Gwich'in rally on Capitol Hill (2018). Photo by Indigenous Rising Media.

While we continue this work with partners, we are committed to necessary internal reflection and change, too. Our campaign organizers are leading an Equity Academy to engage volunteers and supporters on these important issues. The series of lessons will focus on the long history of inequity in the outdoors, ways to address our implicit biases, and how we can all actively work to facilitate change in this movement.

Now more than ever, we must recognize that race plays a huge role in our public lands and recreation policy. Within the Sierra Club’s Our Wild America campaign, we are actively working to address the racial disparity that has plagued our parks, natural spaces, and the conservation movement for too long. This means—especially in our lands, water, and wildlife work—we need to continue to better coordinate with local communities, prioritize the leadership of people of color, and make anti-racism a core value of this work.

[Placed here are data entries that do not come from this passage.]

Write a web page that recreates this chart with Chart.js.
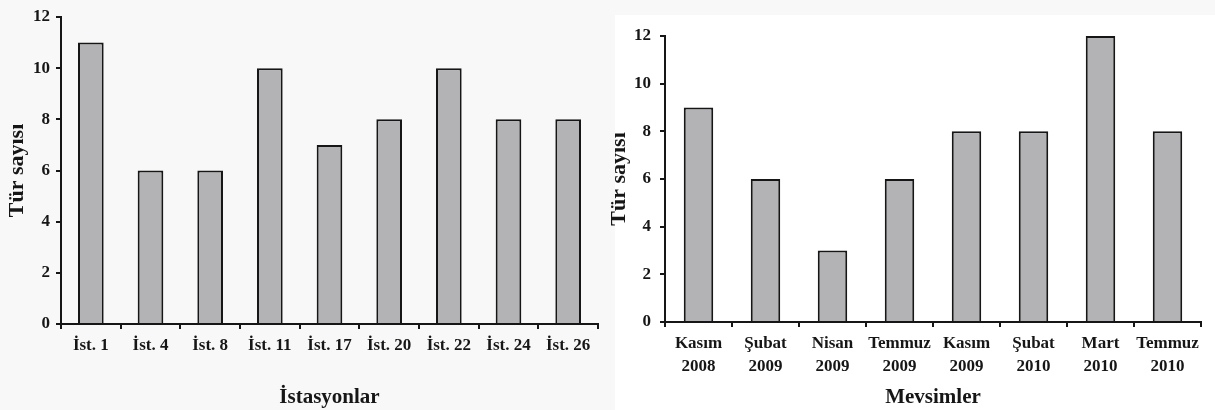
<!DOCTYPE html>
<html>
<head>
<meta charset="utf-8">
<script src="https://cdn.jsdelivr.net/npm/chart.js@4.4.1/dist/chart.umd.min.js"></script>
<style>
    html, body { margin: 0; padding: 0; background: #f8f8f8; }
    #wrap { position: relative; width: 1215px; height: 410px; overflow: hidden; }
    #leftBox { position: absolute; left: 0; top: 0; width: 610px; height: 410px; }
    #rightBg { position: absolute; left: 615px; top: 15px; width: 600px; height: 395px; background: #fff; }
    #rightBox { position: absolute; left: 600px; top: 0; width: 615px; height: 410px; }
</style>
</head>
<body>
<div id="wrap">
    <div id="leftBox"><canvas id="station-chart"></canvas></div>
    <div id="rightBg"></div>
    <div id="rightBox"><canvas id="season-chart"></canvas></div>
</div>
<script>
    // values
    const stations = ['İst. 1', 'İst. 4', 'İst. 8', 'İst. 11', 'İst. 17', 'İst. 20', 'İst. 22', 'İst. 24', 'İst. 26'];
    const stationCounts = [11, 6, 6, 10, 7, 8, 10, 8, 8];

    const seasons = [
        ['Kasım', '2008'], ['Şubat', '2009'], ['Nisan', '2009'], ['Temmuz', '2009'],
        ['Kasım', '2009'], ['Şubat', '2010'], ['Mart', '2010'], ['Temmuz', '2010']
    ];
    const seasonCounts = [9, 6, 3, 6, 8, 8, 12, 8];

    const yMax = 12;
    const yStep = 2;

    const ink = '#161616';
    const barFill = '#b3b3b6';
    const fontFamily = "'Liberation Serif', 'Times New Roman', serif";

    const renderChart = (canvasId, labels, data, xTitle, opts) => {
        const ctx = document.getElementById(canvasId).getContext('2d');

        new Chart(ctx, {
            type: 'bar',
            data: {
                labels: labels,
                datasets: [{
                    data: data,
                    backgroundColor: barFill,
                    borderColor: ink,
                    borderWidth: 2,
                    barPercentage: opts.barPct,
                    categoryPercentage: 1
                }]
            },
            options: {
                responsive: true,
                maintainAspectRatio: false,
                animation: false,
                layout: {
                    padding: { left: 0, top: opts.top, right: opts.right, bottom: 0 }
                },
                plugins: {
                    legend: { display: false },
                    tooltip: { enabled: false }
                },
                scales: {
                    x: {
                        grid: {
                            drawOnChartArea: false,
                            drawTicks: true,
                            tickLength: 5,
                            offset: true,
                            color: ink,
                            lineWidth: 2
                        },
                        border: { display: true, color: ink, width: 2 },
                        ticks: {
                            color: ink,
                            autoSkip: false,
                            maxRotation: 0,
                            padding: opts.xTickPad,
                            font: { family: fontFamily, size: 17, weight: 'bold', lineHeight: 1.3 }
                        },
                        title: {
                            display: true,
                            text: xTitle,
                            color: ink,
                            font: { family: fontFamily, size: 21, weight: 'bold' },
                            padding: { top: 0, bottom: 0 }
                        },
                        afterFit: (scale) => { scale.height = opts.xHeight; }
                    },
                    y: {
                        min: 0,
                        max: yMax,
                        grid: {
                            drawOnChartArea: false,
                            drawTicks: true,
                            tickLength: 5,
                            color: ink,
                            lineWidth: 2
                        },
                        border: { display: true, color: ink, width: 2 },
                        ticks: {
                            stepSize: yStep,
                            color: ink,
                            padding: opts.yTickPad,
                            font: { family: fontFamily, size: 17, weight: 'bold' }
                        },
                        title: {
                            display: true,
                            text: 'Tür sayısı',
                            color: ink,
                            font: { family: fontFamily, size: 22, weight: 'bold' },
                            padding: { top: opts.yTitlePad, bottom: 0 }
                        },
                        afterFit: (scale) => { scale.width = opts.yWidth; }
                    }
                }
            }
        });
    };

    renderChart('station-chart', stations, stationCounts, 'İstasyonlar', {
        top: 17, right: 12, xHeight: 86, yWidth: 61, barPct: 0.43,
        xTickPad: 6, yTickPad: 6, yTitlePad: 4
    });

    renderChart('season-chart', seasons, seasonCounts, 'Mevsimler', {
        top: 36, right: 14, xHeight: 88, yWidth: 65, barPct: 0.44,
        xTickPad: 6, yTickPad: 9, yTitlePad: 6
    });
</script>
</body>
</html>
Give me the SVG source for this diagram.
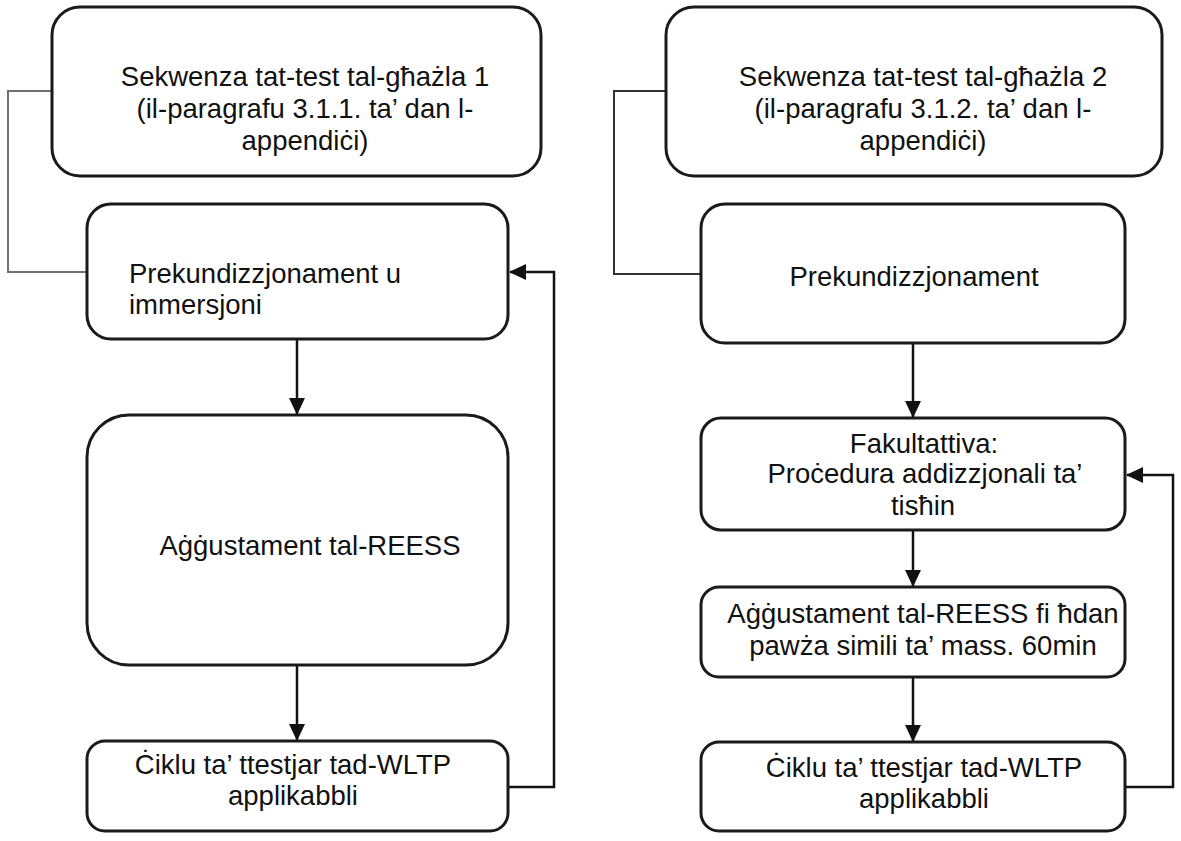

We’ve often missed the opportunity to tackle big-picture issues that could make our country a more equitable, healthy, and just place.

Nature is not just an escape for the wealthy and white as dangerously implied by early preservationists. Access to nature is a human right, and preserving it is unequivocally imperative in fighting the climate crisis. The inspiring work being led by community leaders across the country shows us a better, more inclusive movement is on the horizon. The environmental movement will take all of us—united and unwavering—to save our planet and everyone on it.